* Required work:
Each line containing the word "chart" must be collected.

* Data block:

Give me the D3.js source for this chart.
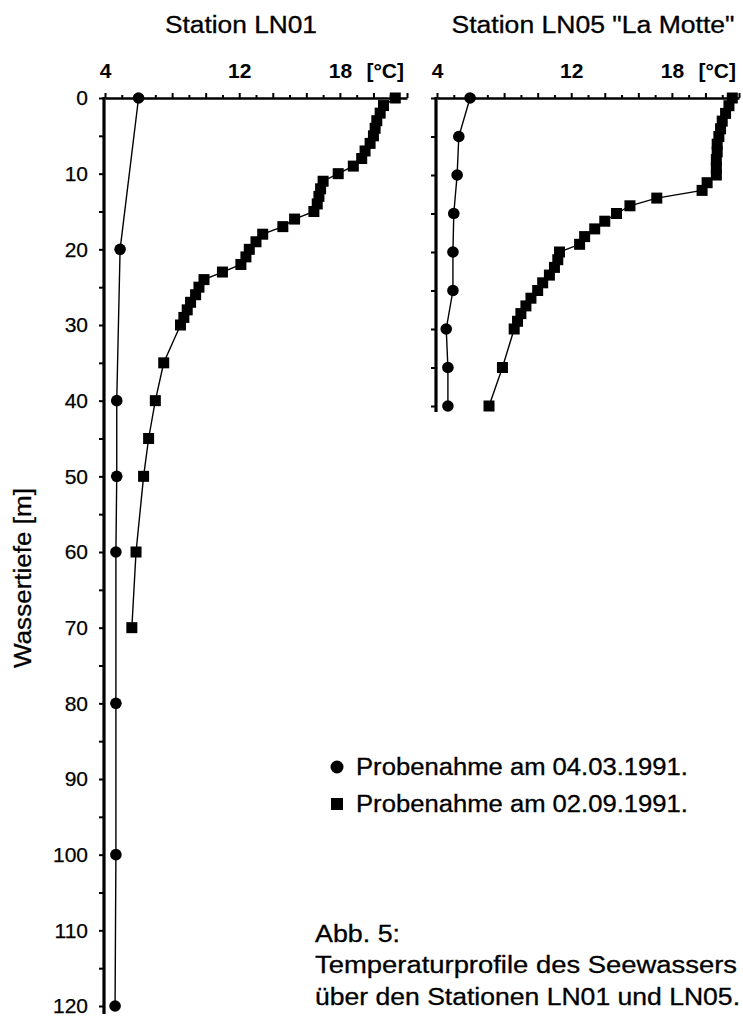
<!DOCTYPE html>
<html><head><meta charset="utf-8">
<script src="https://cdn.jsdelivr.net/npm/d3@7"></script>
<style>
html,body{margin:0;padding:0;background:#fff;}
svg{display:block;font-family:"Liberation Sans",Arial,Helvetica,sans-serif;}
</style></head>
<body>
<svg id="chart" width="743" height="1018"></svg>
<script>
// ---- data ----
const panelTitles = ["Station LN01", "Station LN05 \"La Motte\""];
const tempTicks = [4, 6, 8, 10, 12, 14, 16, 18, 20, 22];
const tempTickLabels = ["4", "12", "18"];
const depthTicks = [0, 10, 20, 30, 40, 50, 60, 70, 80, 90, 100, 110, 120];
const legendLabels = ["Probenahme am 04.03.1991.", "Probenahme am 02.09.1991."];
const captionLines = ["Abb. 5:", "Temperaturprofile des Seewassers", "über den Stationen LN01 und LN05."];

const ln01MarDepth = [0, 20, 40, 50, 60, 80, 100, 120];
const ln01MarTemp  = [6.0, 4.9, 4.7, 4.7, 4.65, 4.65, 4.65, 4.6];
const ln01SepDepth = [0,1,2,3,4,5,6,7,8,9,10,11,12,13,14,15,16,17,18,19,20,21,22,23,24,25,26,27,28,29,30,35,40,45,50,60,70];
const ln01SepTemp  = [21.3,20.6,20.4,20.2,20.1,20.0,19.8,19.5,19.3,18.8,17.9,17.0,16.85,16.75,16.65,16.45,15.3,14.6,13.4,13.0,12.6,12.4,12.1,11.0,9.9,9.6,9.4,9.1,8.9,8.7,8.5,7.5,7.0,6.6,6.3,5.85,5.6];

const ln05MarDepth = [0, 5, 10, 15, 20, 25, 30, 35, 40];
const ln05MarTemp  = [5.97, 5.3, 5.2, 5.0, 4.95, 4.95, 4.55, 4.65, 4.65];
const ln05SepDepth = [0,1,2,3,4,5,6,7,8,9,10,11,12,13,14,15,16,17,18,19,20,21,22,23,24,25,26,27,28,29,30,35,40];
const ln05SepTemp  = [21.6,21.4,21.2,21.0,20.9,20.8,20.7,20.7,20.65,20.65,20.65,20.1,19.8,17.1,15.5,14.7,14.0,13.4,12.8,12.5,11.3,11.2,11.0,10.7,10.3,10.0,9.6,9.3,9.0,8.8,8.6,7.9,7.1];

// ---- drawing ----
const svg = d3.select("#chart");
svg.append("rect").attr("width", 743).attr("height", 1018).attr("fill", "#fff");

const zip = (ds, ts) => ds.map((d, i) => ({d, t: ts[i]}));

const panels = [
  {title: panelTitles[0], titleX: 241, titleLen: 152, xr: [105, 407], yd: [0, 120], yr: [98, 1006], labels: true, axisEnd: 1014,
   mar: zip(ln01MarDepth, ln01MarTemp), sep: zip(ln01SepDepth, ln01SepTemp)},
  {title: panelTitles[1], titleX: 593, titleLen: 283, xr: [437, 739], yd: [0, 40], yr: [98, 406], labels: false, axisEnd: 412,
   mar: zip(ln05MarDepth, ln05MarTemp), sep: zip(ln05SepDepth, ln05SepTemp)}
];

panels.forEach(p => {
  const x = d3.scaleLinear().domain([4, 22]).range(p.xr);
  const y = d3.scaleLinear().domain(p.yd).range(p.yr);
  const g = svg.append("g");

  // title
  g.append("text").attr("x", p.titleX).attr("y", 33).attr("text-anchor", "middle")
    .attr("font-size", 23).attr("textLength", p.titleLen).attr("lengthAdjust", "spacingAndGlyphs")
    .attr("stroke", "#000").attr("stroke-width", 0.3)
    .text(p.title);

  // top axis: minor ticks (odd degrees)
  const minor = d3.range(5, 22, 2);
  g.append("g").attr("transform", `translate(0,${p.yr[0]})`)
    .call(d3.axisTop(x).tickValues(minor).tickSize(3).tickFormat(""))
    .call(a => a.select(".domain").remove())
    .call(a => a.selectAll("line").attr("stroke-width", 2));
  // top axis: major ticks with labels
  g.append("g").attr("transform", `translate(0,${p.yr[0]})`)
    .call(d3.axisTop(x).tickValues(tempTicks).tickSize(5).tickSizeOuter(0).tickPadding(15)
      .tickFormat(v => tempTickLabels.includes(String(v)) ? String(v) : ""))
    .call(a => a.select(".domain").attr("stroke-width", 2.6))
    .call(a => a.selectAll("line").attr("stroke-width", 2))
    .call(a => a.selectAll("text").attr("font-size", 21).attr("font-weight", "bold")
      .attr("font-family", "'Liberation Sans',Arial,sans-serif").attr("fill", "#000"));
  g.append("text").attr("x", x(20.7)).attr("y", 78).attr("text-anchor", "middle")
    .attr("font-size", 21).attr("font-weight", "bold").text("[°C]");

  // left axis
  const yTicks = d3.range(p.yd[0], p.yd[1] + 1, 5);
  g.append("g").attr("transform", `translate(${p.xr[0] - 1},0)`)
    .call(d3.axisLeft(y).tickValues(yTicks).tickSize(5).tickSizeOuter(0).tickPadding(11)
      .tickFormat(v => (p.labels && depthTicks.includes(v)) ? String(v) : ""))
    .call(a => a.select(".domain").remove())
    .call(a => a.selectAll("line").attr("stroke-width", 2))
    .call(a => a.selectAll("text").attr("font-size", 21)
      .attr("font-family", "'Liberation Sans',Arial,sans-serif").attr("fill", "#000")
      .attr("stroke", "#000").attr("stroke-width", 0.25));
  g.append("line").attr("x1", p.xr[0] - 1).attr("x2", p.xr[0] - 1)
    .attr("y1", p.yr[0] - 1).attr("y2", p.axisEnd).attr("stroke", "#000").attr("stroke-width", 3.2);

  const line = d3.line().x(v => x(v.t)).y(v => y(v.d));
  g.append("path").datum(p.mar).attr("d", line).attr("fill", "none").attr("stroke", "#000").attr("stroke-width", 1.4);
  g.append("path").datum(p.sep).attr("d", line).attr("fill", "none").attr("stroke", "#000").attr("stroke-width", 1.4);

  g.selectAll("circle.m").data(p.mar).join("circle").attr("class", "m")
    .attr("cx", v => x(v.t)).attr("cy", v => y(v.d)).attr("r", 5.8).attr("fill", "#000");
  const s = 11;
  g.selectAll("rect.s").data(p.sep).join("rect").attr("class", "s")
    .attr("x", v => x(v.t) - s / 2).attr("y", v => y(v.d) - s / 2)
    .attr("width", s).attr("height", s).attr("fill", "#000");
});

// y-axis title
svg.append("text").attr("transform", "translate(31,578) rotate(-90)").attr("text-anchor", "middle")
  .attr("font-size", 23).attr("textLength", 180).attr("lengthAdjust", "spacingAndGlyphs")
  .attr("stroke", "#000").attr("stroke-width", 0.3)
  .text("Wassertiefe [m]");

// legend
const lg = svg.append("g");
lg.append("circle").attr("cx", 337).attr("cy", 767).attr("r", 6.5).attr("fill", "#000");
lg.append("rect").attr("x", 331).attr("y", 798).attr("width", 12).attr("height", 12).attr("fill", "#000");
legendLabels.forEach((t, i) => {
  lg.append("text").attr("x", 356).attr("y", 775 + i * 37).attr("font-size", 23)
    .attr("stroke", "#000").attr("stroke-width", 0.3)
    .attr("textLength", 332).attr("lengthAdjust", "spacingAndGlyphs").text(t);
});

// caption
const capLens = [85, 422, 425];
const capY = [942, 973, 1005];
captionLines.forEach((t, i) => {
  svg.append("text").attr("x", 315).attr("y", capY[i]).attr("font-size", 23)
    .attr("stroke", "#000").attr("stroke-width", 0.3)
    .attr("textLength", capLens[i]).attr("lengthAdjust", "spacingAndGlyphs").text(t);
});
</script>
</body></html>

* Answer to this exercise:
Give me the D3.js source for this chart.
<svg id="chart" width="743" height="1018"></svg>
const svg = d3.select("#chart");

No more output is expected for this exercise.